Foi com o arqueiro sob as traves que a equipe conquistou a Champions League em 2020/21. As exibições no torneio o ajudaram a superar Gigi Donnarumma, campeão da Euro com a Itália, na eleição do prêmio The Best, da Fifa, anunciado em janeiro.

Apontado como melhor da posição no mundo, Mendy chegara ao auge de sua carreira. E ainda conquistaria no mês seguinte o Mundial de Clubes, em final na qual o Chelsea derrotou o Palmeiras.

Filho de um pai nascido na Guiné-Bissau e de uma mãe senegalesa que migraram para a França, o goleiro já era motivo de orgulho para as nações de seus pais, sobretudo Senegal, que ele decidiu representar, mas ainda lhe faltava um título pela seleção. E ele foi buscar.

Ao lado de Sadio Mané, foi um dos grandes nomes da última edição da Copa Africana de Nações. Na final com o Egito, a disputa se arrastou até os pênaltis, quando o goleiro defendeu uma das cobranças e o atacante fechou o placar.
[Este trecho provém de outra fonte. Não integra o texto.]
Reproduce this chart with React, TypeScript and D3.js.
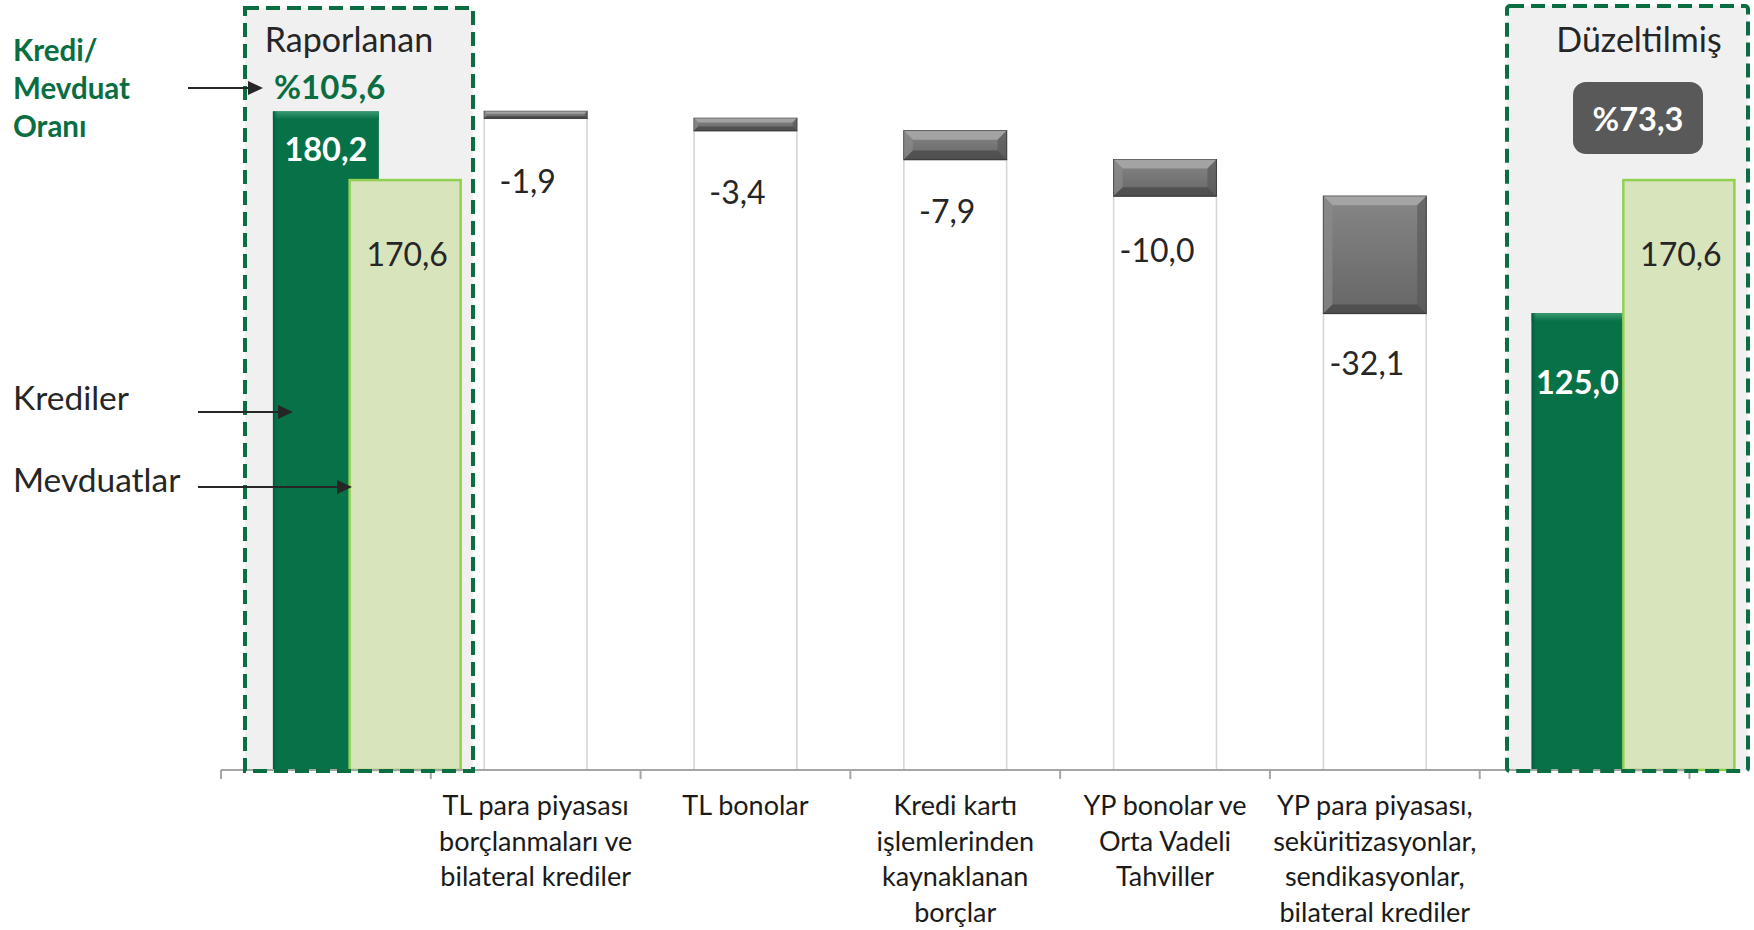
import React from "react";
import * as d3 from "d3";

// ---------- data ----------
const categoryLines: string[][] = [
  [],
  ["TL para piyasası", "borçlanmaları ve", "bilateral krediler"],
  ["TL bonolar"],
  ["Kredi kartı", "işlemlerinden", "kaynaklanan", "borçlar"],
  ["YP bonolar ve", "Orta Vadeli", "Tahviller"],
  ["YP para piyasası,", "seküritizasyonlar,", "sendikasyonlar,", "bilateral krediler"],
  [],
];
const krediler: (number | null)[] = [180.2, null, null, null, null, null, 125.0];
const mevduatlar: (number | null)[] = [170.6, null, null, null, null, null, 170.6];
const adjustments: (number | null)[] = [null, -1.9, -3.4, -7.9, -10.0, -32.1, null];
const oranlar = [105.6, 73.3];
const boxTitles = ["Raporlanan", "Düzeltilmiş"];
const ratioTitleLines = ["Kredi/", "Mevduat", "Oranı"];
const legendLabels = ["Krediler", "Mevduatlar"];

// ---------- layout ----------
const darkLabelDy = [50, 81];
const stepLabelDy = [75, 73, 63, 66, 62];
const W = 1754;
const H = 930;
const AXIS_Y = 770;
const FONT = "Lato, 'Open Sans', sans-serif";
const TXT = "#262626";
const DARK_GREEN = "#077148";
const LIGHT_GREEN = "#d8e4bc";
const LIGHT_GREEN_EDGE = "#92d050";
const BOX_GREEN = "#0a6e42";

const trLocale = d3.formatLocale({
  decimal: ",",
  thousands: ".",
  grouping: [3],
  currency: ["", ""],
  minus: "-",
});
const fmt = trLocale.format(".1f");

const idx = categoryLines.map((_, i) => i);
const x = d3.scaleBand<number>().domain(idx).range([221, 1689.5]).paddingInner(0).paddingOuter(0);
const x2 = d3.scaleBand<number>().domain(idx).range([299, 1785]).paddingInner(0).paddingOuter(0);
const y = d3.scaleLinear().domain([0, 200]).range([AXIS_Y, 39]);
const y2 = d3.scaleLinear().domain([0, 200]).range([AXIS_Y, 78.4]);

const greyW = x.bandwidth() * 0.49;
const darkW = x.bandwidth() * 0.505;
const lightW = x2.bandwidth() * 0.523;

// waterfall steps
type Step = { i: number; start: number; end: number; v: number };
const steps: Step[] = [];
{
  let running = krediler[0] as number;
  adjustments.forEach((a, i) => {
    if (a == null) return;
    steps.push({ i, start: running, end: running + a, v: a });
    running += a;
  });
}

function Arrow({ x1, x2: xe, yy }: { x1: number; x2: number; yy: number }) {
  return (
    <g>
      <line x1={x1} x2={xe - 12} y1={yy} y2={yy} stroke={TXT} strokeWidth={1.8} />
      <path d={`M${xe},${yy} L${xe - 15},${yy - 7} L${xe - 15},${yy + 7} Z`} fill={TXT} />
    </g>
  );
}

function GreyBar({ x0, y0, w, h }: { x0: number; y0: number; w: number; h: number }) {
  const b = Math.min(9, h / 3);
  return (
    <g>
      <rect x={x0} y={y0} width={w} height={h} fill="url(#greyGrad)" stroke="#3a3a3a" strokeWidth={1.2} />
      <path d={`M${x0},${y0} L${x0 + w},${y0} L${x0 + w - b},${y0 + b} L${x0 + b},${y0 + b} Z`} fill="#a9a9a9" opacity={0.85} />
      <path d={`M${x0},${y0} L${x0 + b},${y0 + b} L${x0 + b},${y0 + h - b} L${x0},${y0 + h} Z`} fill="#8a8a8a" opacity={0.7} />
      <path d={`M${x0 + w},${y0} L${x0 + w - b},${y0 + b} L${x0 + w - b},${y0 + h - b} L${x0 + w},${y0 + h} Z`} fill="#555" opacity={0.6} />
      <path d={`M${x0},${y0 + h} L${x0 + b},${y0 + h - b} L${x0 + w - b},${y0 + h - b} L${x0 + w},${y0 + h} Z`} fill="#404040" opacity={0.6} />
    </g>
  );
}

export default function App() {
  const dark = krediler
    .map((v, i) => ({ v, i }))
    .filter((d) => d.v != null) as { v: number; i: number }[];
  const light = mevduatlar
    .map((v, i) => ({ v, i }))
    .filter((d) => d.v != null) as { v: number; i: number }[];

  const ticks = d3.range(idx.length + 1).map((k) => 221 + k * x.step());

  return (
    <svg
      width={W}
      height={H}
      viewBox={`0 0 ${W} ${H}`}
      style={{ position: "absolute", left: 0, top: 0, background: "#fff" }}
      fontFamily={FONT}
    >
      <defs>
        <linearGradient id="greyGrad" x1="0" y1="0" x2="0" y2="1">
          <stop offset="0" stopColor="#868686" />
          <stop offset="1" stopColor="#666666" />
        </linearGradient>
        <linearGradient id="darkTop" x1="0" y1="0" x2="0" y2="1">
          <stop offset="0" stopColor="#3a9a70" />
          <stop offset="1" stopColor={DARK_GREEN} />
        </linearGradient>
        <linearGradient id="darkLeft" x1="0" y1="0" x2="1" y2="0">
          <stop offset="0" stopColor="#04573a" />
          <stop offset="1" stopColor={DARK_GREEN} stopOpacity={0} />
        </linearGradient>
      </defs>

      {/* highlighted boxes background */}
      <rect x={245} y={8} width={228} height={763} fill="#f0f0f0" />
      <rect x={1507} y={6} width={241} height={765} fill="#f0f0f0" />

      {/* white base bars */}
      {steps.map((s) => (
        <rect
          key={`w${s.i}`}
          x={(x(s.i) as number) + x.bandwidth() / 2 - greyW / 2}
          y={y(s.end)}
          width={greyW}
          height={AXIS_Y - y(s.end)}
          fill="#ffffff"
          stroke="#d6d6d6"
          strokeWidth={1.6}
        />
      ))}

      {/* grey decrement bars */}
      {steps.map((s) => (
        <GreyBar
          key={`g${s.i}`}
          x0={(x(s.i) as number) + x.bandwidth() / 2 - greyW / 2}
          y0={y(s.start)}
          w={greyW}
          h={y(s.end) - y(s.start)}
        />
      ))}

      {/* step labels */}
      {steps.map((s, k) => (
        <text
          key={`t${s.i}`}
          x={(x(s.i) as number) + x.bandwidth() / 2 - 8}
          y={y(s.end) + stepLabelDy[k]}
          textAnchor="middle"
          fontSize={32}
          fill={TXT}
        >
          {fmt(s.v)}
        </text>
      ))}

      {/* dark green bars (Krediler) */}
      {dark.map((d) => {
        const x0 = (x(d.i) as number) + x.bandwidth() / 2 - darkW / 2;
        const top = y(d.v);
        return (
          <g key={`d${d.i}`}>
            <rect x={x0} y={top} width={darkW} height={AXIS_Y - top} fill={DARK_GREEN} />
            <rect x={x0} y={top} width={darkW} height={8} fill="url(#darkTop)" />
            <rect x={x0} y={top} width={5} height={AXIS_Y - top} fill="url(#darkLeft)" />
          </g>
        );
      })}

      {/* light green bars (Mevduatlar) */}
      {light.map((d) => {
        const x0 = (x2(d.i) as number) + x2.bandwidth() / 2 - lightW / 2;
        const top = y2(d.v);
        return (
          <rect
            key={`l${d.i}`}
            x={x0}
            y={top}
            width={lightW}
            height={AXIS_Y - top}
            fill={LIGHT_GREEN}
            stroke={LIGHT_GREEN_EDGE}
            strokeWidth={2.5}
          />
        );
      })}

      {/* bar value labels */}
      {dark.map((d, k) => {
        const x0 = (x(d.i) as number) + x.bandwidth() / 2 - darkW / 2;
        const lightLeft = (x2(d.i) as number) + x2.bandwidth() / 2 - lightW / 2;
        const visRight = k === 0 ? x0 + darkW : lightLeft;
        return (
          <text
            key={`dl${d.i}`}
            x={(x0 + visRight) / 2}
            y={y(d.v) + darkLabelDy[k]}
            textAnchor="middle"
            fontSize={32.5}
            fontWeight={700}
            fill="#ffffff"
          >
            {fmt(d.v)}
          </text>
        );
      })}
      {light.map((d) => (
        <text
          key={`ll${d.i}`}
          x={(x2(d.i) as number) + x2.bandwidth() / 2 + 2}
          y={y2(d.v) + 86}
          textAnchor="middle"
          fontSize={32}
          fill={TXT}
        >
          {fmt(d.v)}
        </text>
      ))}

      {/* axis */}
      <line x1={221} x2={1689.5} y1={AXIS_Y} y2={AXIS_Y} stroke="#a6a6a6" strokeWidth={2} />
      {ticks.map((t, k) => (
        <line key={`tk${k}`} x1={t} x2={t} y1={AXIS_Y} y2={AXIS_Y + 9} stroke="#a6a6a6" strokeWidth={2} />
      ))}

      {/* dashed boxes */}
      <rect x={245} y={8} width={228} height={763} fill="none" stroke={BOX_GREEN} strokeWidth={4} strokeDasharray="14 7" />
      <rect x={1507} y={6} width={241} height={765} fill="none" stroke={BOX_GREEN} strokeWidth={4} strokeDasharray="14 7" rx={3} />

      {/* box titles */}
      <text x={349} y={52} textAnchor="middle" fontSize={34} fill={TXT}>
        {boxTitles[0]}
      </text>
      <text x={1639} y={52} textAnchor="middle" fontSize={34} fill={TXT}>
        {boxTitles[1]}
      </text>

      {/* ratio labels */}
      <text x={274} y={99} fontSize={33} fontWeight={700} fill={BOX_GREEN}>
        {"%" + fmt(oranlar[0])}
      </text>
      <rect x={1573} y={82} width={130} height={72} rx={13} fill="#595959" />
      <text x={1638} y={131} textAnchor="middle" fontSize={32.5} fontWeight={700} fill="#ffffff">
        {"%" + fmt(oranlar[1])}
      </text>

      {/* left annotations */}
      {ratioTitleLines.map((l, k) => (
        <text key={`rt${k}`} x={13} y={61 + k * 38} fontSize={29.5} fontWeight={700} fill={BOX_GREEN}>
          {l}
        </text>
      ))}
      <Arrow x1={188} x2={263} yy={88} />
      <text x={13} y={410} fontSize={33.5} fill={TXT}>
        {legendLabels[0]}
      </text>
      <Arrow x1={198} x2={293} yy={412} />
      <text x={13} y={492} fontSize={33.5} fill={TXT}>
        {legendLabels[1]}
      </text>
      <Arrow x1={198} x2={352} yy={487} />

      {/* category labels */}
      {categoryLines.map((lines, i) =>
        lines.map((l, k) => (
          <text
            key={`c${i}-${k}`}
            x={(x(i) as number) + x.bandwidth() / 2}
            y={815 + k * 35.7}
            textAnchor="middle"
            fontSize={27}
            fill="#1a1a1a"
          >
            {l}
          </text>
        ))
      )}
    </svg>
  );
}
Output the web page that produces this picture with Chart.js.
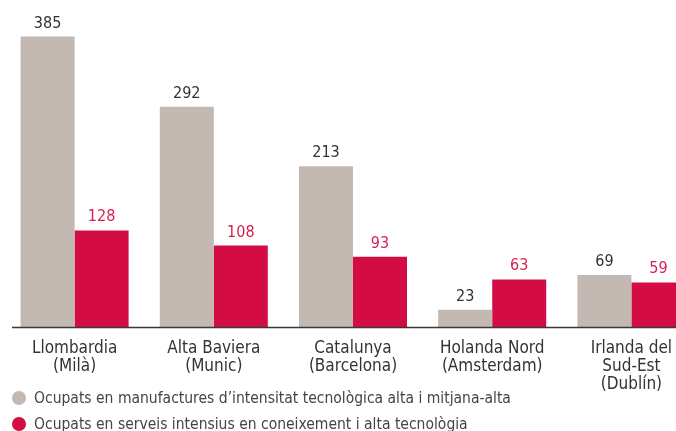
<!DOCTYPE html>
<html>
<head>
<meta charset="utf-8">
<script src="https://cdn.jsdelivr.net/npm/chart.js@4/dist/chart.umd.min.js"></script>
<style>
  html, body { margin: 0; padding: 0; background: #fff; overflow: hidden; width: 676px; height: 431px; }
  #wrap { position: absolute; left: 0; top: 0; width: 710px; height: 431px; }
  .leg { position: absolute; left: 0; font-family: "Liberation Sans Narrow", "DejaVu Sans Condensed", sans-serif; font-size: 15.5px; color: #444; white-space: nowrap; }
  .leg span.dot { position: absolute; left: 12px; width: 14px; height: 14px; border-radius: 50%; }
  .leg span.txt { position: absolute; left: 34px; }
</style>
</head>
<body>
<div id="wrap"><canvas id="c" width="710" height="431"></canvas></div>
<div class="leg" style="top:391px"><span class="dot" style="background:#C3B8B2;top:0"></span><span class="txt" style="top:-2px" id="l1"></span></div>
<div class="leg" style="top:417px"><span class="dot" style="background:#D30C43;top:0"></span><span class="txt" style="top:-2px" id="l2"></span></div>
<script>
const categories = [
  ['Llombardia', '(Milà)'],
  ['Alta Baviera', '(Munic)'],
  ['Catalunya', '(Barcelona)'],
  ['Holanda Nord', '(Amsterdam)'],
  ['Irlanda del', 'Sud-Est', '(Dublín)']
];
const seriesNames = [
  "Ocupats en manufactures d’intensitat tecnològica alta i mitjana-alta",
  "Ocupats en serveis intensius en coneixement i alta tecnològia"
];
const manufactures = [385, 292, 213, 23, 69];
const serveis = [128, 108, 93, 63, 59];

document.getElementById('l1').textContent = seriesNames[0];
document.getElementById('l2').textContent = seriesNames[1];

const FONT = '"Liberation Sans Narrow", "DejaVu Sans Condensed", sans-serif';

const valueLabels = {
  id: 'valueLabels',
  afterDatasetsDraw(chart) {
    const ctx = chart.ctx;
    ctx.save();
    ctx.font = '16px ' + FONT;
    ctx.textAlign = 'center';
    ctx.textBaseline = 'alphabetic';
    chart.data.datasets.forEach((ds, di) => {
      const meta = chart.getDatasetMeta(di);
      ctx.fillStyle = di === 0 ? '#333333' : '#D81E50';
      meta.data.forEach((bar, i) => {
        ctx.fillText(String(ds.data[i]), bar.x, bar.y - 9);
      });
    });
    ctx.restore();
  }
};

const baseLine = {
  id: 'baseLine',
  afterDatasetsDraw(chart) {
    const ctx = chart.ctx;
    const y = chart.scales.y.getPixelForValue(0);
    ctx.save();
    ctx.strokeStyle = '#3a3a3a';
    ctx.lineWidth = 1.5;
    ctx.beginPath();
    ctx.moveTo(12, y + 0.5);
    ctx.lineTo(710, y + 0.5);
    ctx.stroke();
    ctx.restore();
  }
};

new Chart(document.getElementById('c'), {
  type: 'bar',
  data: {
    labels: categories,
    datasets: [
      { label: seriesNames[0], data: manufactures, backgroundColor: '#C3B8B2', categoryPercentage: 0.776, barPercentage: 1.0 },
      { label: seriesNames[1], data: serveis, backgroundColor: '#D30C43', categoryPercentage: 0.776, barPercentage: 1.0 }
    ]
  },
  options: {
    responsive: false,
    animation: false,
    layout: { padding: { top: 26, left: 5, right: 9, bottom: 0 } },
    plugins: { legend: { display: false }, tooltip: { enabled: false } },
    scales: {
      x: {
        grid: { display: false, drawTicks: false },
        border: { display: false },
        ticks: { color: '#333', font: { family: FONT, size: 17, lineHeight: 1.08 }, padding: 12, maxRotation: 0, autoSkip: false },
        afterFit(scale) { scale.height = 104; }
      },
      y: {
        display: false,
        min: 0,
        max: 399
      }
    }
  },
  plugins: [valueLabels, baseLine]
});
</script>
</body>
</html>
Na festa do título, a dupla desfilou em cima de um ônibus pelas ruas de Dakar, seguida por milhares de senegaleses que tomaram as principais vias da capital de Senegal.

"Não tem sensação igual a isso. Acho que só terá algo igual se a gente ganhar uma Copa do Mundo", ele descreveu.

A partir de novembro, no Mundial do Qatar, Mendy tenta alcançar esse objetivo, ainda distante, e surpreender mais uma vez na carreira, aos 30 anos.

Raio-X

Édouard Mendy, 22

  • Nascimento

    1º de março de 1992, em Montivilliers, na França

  • Altura

    1,96 m

  • Posição

    Goleiro

  • Pé preferencial

    Destro

  • Clube

    Chelsea (desde 2020)

  • Pela seleção

    24 jogos

  • Títulos

    Francês segunda divisão (2017/18), Champions League (2020/21), Supercopa Europeia (2021), Mundial de Clubes (2021) e Copa Africana de Nações (2022)

Este é o terceiro de uma série de dez textos sobre jogadores que podem surpreender na Copa do Mundo de 2022. Eles são publicados às terças-feiras.